`pyOptimalEstimation` Package¶

Python package to solve an inverse problem using Optimal Estimation and an arbitrary Forward model following Rodgers, 2000.

Download¶

The code is available at https://github.com/maahn/pyOptimalEstimation

Reference¶

You find more information about pyOptimalEstimation and examples in:

Maahn, M., D. D. Turner, U. Löhnert, D. J. Posselt, K. Ebell, G. G. Mace, and J. M. Comstock, 2020: Optimal Estimation Retrievals and Their Uncertainties: What Every Atmospheric Scientist Should Know.
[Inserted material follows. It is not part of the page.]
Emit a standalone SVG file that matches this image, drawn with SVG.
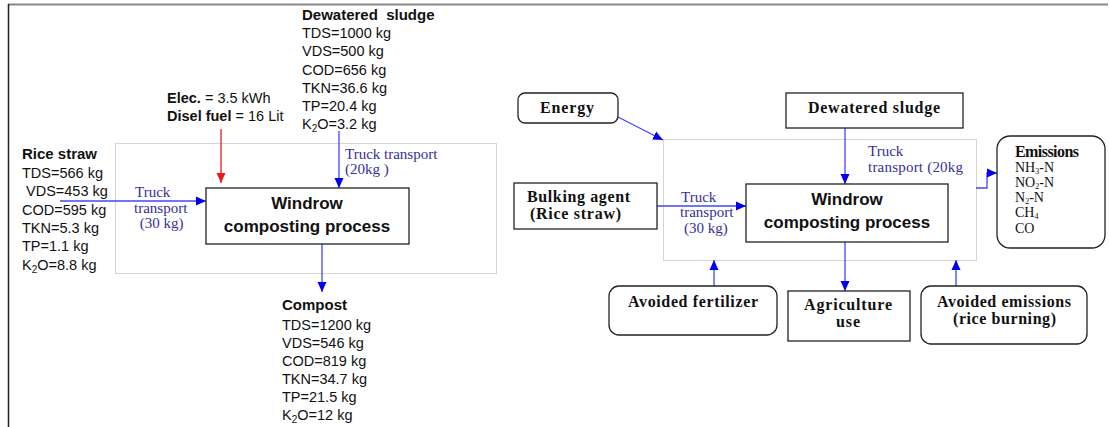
<svg xmlns="http://www.w3.org/2000/svg" width="1109" height="427" viewBox="0 0 1109 427">
<style>
.sans{font-family:"Liberation Sans",Arial,sans-serif;fill:#111;font-size:14.5px}
.sansb{font-family:"Liberation Sans",Arial,sans-serif;fill:#111;font-size:15px;font-weight:bold}
.big{font-family:"Liberation Sans",Arial,sans-serif;fill:#111;font-size:17px;font-weight:bold;text-anchor:middle}
.serifb{font-family:"Liberation Serif","Times New Roman",serif;fill:#111;font-size:16px;font-weight:bold}
.serif{font-family:"Liberation Serif","Times New Roman",serif;fill:#111;font-size:14px}
.blue{font-family:"Liberation Serif","Times New Roman",serif;fill:#35309a;font-size:15px}
.box{fill:#fff;stroke:#222;stroke-width:1.3}
.dot{fill:none;stroke:#aaa;stroke-width:1;stroke-dasharray:1 1}
.bl{fill:none;stroke:#4444ff;stroke-width:1.3}
.rd{fill:none;stroke:#e81c1c;stroke-width:1.3}
</style>
<defs>
<marker id="ab" markerUnits="userSpaceOnUse" markerWidth="10" markerHeight="10" refX="10" refY="5" orient="auto"><path d="M0,0.5 L10,5 L0,9.5 z" fill="#0000ee"/></marker>
<marker id="ar" markerUnits="userSpaceOnUse" markerWidth="10" markerHeight="10" refX="10" refY="5" orient="auto"><path d="M0,0.5 L10,5 L0,9.5 z" fill="#e81c1c"/></marker>
</defs>
<rect width="1109" height="427" fill="#fff"/>
<g id="frame">
<line x1="8" y1="4.5" x2="1108" y2="4.5" stroke="#888" stroke-width="2"/>
<line x1="8.5" y1="4" x2="8.5" y2="427" stroke="#222" stroke-width="1.5"/>
</g>
<rect class="dot" x="115.5" y="143.5" width="381" height="130"/>
<rect class="dot" x="663.5" y="139.5" width="313" height="121"/>

<g id="connectors">
<line class="rd" x1="221" y1="129" x2="221" y2="183" marker-end="url(#ar)"/>
<line class="bl" x1="339" y1="131" x2="339" y2="188" marker-end="url(#ab)"/>
<line class="bl" x1="60" y1="201" x2="206" y2="201" marker-end="url(#ab)"/>
<line class="bl" x1="322" y1="244" x2="322" y2="292" marker-end="url(#ab)"/>
<line class="bl" x1="618" y1="117" x2="663" y2="140" marker-end="url(#ab)"/>
<line class="bl" x1="657" y1="206" x2="746" y2="206" marker-end="url(#ab)"/>
<line class="bl" x1="845" y1="128" x2="845" y2="184" marker-end="url(#ab)"/>
<path class="bl" d="M976,188 H987 V173 H997" marker-end="url(#ab)"/>
<line class="bl" x1="845" y1="242" x2="845" y2="291" marker-end="url(#ab)"/>
<line class="bl" x1="714" y1="286" x2="714" y2="260" marker-end="url(#ab)"/>
<line class="bl" x1="956" y1="286" x2="956" y2="260" marker-end="url(#ab)"/>
</g>

<g id="sludge-left">
<text class="sansb" x="302" y="20" xml:space="preserve">Dewatered  sludge</text>
<text class="sans" x="302" y="38">TDS=1000 kg</text>
<text class="sans" x="302" y="56">VDS=500 kg</text>
<text class="sans" x="302" y="75">COD=656 kg</text>
<text class="sans" x="302" y="93">TKN=36.6 kg</text>
<text class="sans" x="302" y="111">TP=20.4 kg</text>
<text class="sans" x="302" y="129">K<tspan font-size="10" dy="3">2</tspan><tspan dy="-3">O=3.2 kg</tspan></text>
</g>
<g id="energy-left">
<text class="sans" x="167" y="103"><tspan font-weight="bold">Elec.</tspan> = 3.5 kWh</text>
<text class="sans" x="167" y="121"><tspan font-weight="bold">Disel fuel</tspan> = 16 Lit</text>
</g>
<g id="rice-left">
<text class="sansb" x="22" y="159">Rice straw</text>
<text class="sans" x="22" y="178">TDS=566 kg</text>
<text class="sans" x="22" y="196" xml:space="preserve"> VDS=453 kg</text>
<text class="sans" x="22" y="215">COD=595 kg</text>
<text class="sans" x="22" y="233">TKN=5.3 kg</text>
<text class="sans" x="22" y="251">TP=1.1 kg</text>
<text class="sans" x="22" y="270">K<tspan font-size="10" dy="3">2</tspan><tspan dy="-3">O=8.8 kg</tspan></text>
</g>
<g id="labels-left">
<text class="blue" x="135" y="197">Truck</text>
<text class="blue" x="134" y="213">transport</text>
<text class="blue" x="136" y="228" xml:space="preserve"> (30 kg)</text>
<text class="blue" x="345" y="159">Truck transport</text>
<text class="blue" x="345" y="174">(20kg )</text>
</g>
<g id="windrow-left">
<rect class="box" x="206" y="188" width="203" height="56"/>
<text class="big" x="307" y="209">Windrow</text>
<text class="big" x="307" y="232">composting process</text>
</g>
<g id="compost-left">
<text class="sansb" x="282" y="310">Compost</text>
<text class="sans" x="282" y="330">TDS=1200 kg</text>
<text class="sans" x="282" y="348">VDS=546 kg</text>
<text class="sans" x="282" y="366">COD=819 kg</text>
<text class="sans" x="282" y="384">TKN=34.7 kg</text>
<text class="sans" x="282" y="402">TP=21.5 kg</text>
<text class="sans" x="282" y="420">K<tspan font-size="10" dy="3">2</tspan><tspan dy="-3">O=12 kg</tspan></text>
</g>

<g id="energy">
<rect class="box" x="518" y="93" width="100" height="30" rx="7"/>
<text class="serifb" x="540" y="113" textLength="54">Energy</text>
</g>
<g id="bulking">
<rect class="box" x="514" y="183" width="143" height="46"/>
<text class="serifb" x="527" y="202" textLength="103">Bulking agent</text>
<text class="serifb" x="530" y="219" textLength="91">(Rice straw)</text>
</g>
<g id="labels-right">
<text class="blue" x="681" y="202">Truck</text>
<text class="blue" x="680" y="217">transport</text>
<text class="blue" x="684" y="233">(30 kg)</text>
<text class="blue" x="868" y="156">Truck</text>
<text class="blue" x="868" y="172" textLength="95">transport (20kg</text>
</g>
<g id="sludge-right">
<rect class="box" x="786" y="93" width="177" height="35"/>
<text class="serifb" x="808" y="113" textLength="132">Dewatered sludge</text>
</g>
<g id="windrow-right">
<rect class="box" x="746" y="184" width="202" height="58"/>
<text class="big" x="847" y="205">Windrow</text>
<text class="big" x="847" y="228">composting process</text>
</g>
<g id="emissions">
<rect class="box" x="997" y="136" width="108" height="112" rx="13"/>
<text class="serifb" x="1015" y="157" font-size="14" textLength="64">Emissions</text>
<text class="serif" x="1015" y="172">NH<tspan font-size="8" dy="2">3</tspan><tspan dy="-2">-N</tspan></text>
<text class="serif" x="1015" y="187">NO<tspan font-size="8" dy="2">2</tspan><tspan dy="-2">-N</tspan></text>
<text class="serif" x="1015" y="202">N<tspan font-size="8" dy="2">2</tspan><tspan dy="-2">-N</tspan></text>
<text class="serif" x="1015" y="217">CH<tspan font-size="8" dy="2">4</tspan></text>
<text class="serif" x="1015" y="233">CO</text>
</g>
<g id="avoided-fertilizer">
<rect class="box" x="609" y="286" width="168" height="49" rx="10"/>
<text class="serifb" x="628" y="307" textLength="130">Avoided fertilizer</text>
</g>
<g id="agriculture">
<rect class="box" x="788" y="291" width="122" height="50"/>
<text class="serifb" x="804" y="310" textLength="88">Agriculture</text>
<text class="serifb" x="836" y="327" textLength="24">use</text>
</g>
<g id="avoided-emissions">
<rect class="box" x="921" y="286" width="166" height="58" rx="10"/>
<text class="serifb" x="937" y="307" textLength="134">Avoided emissions</text>
<text class="serifb" x="953" y="324" textLength="103">(rice burning)</text>
</g>
</svg>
Bull. Amer. Meteor. Soc., doi:https://doi.org/10.1175/BAMS-D-19-0027.1

Please reference to our publication if you use the pyOptimalEstimation package

Examples¶

Please see pyOptimalEstimation/examples for a minimal working example. For more extensive, interactive examples, check out https://github.com/maahn/pyOptimalEstimation_examples and our paper.

Installation¶

Make sure you use Python 2.7, 3.6 or newer.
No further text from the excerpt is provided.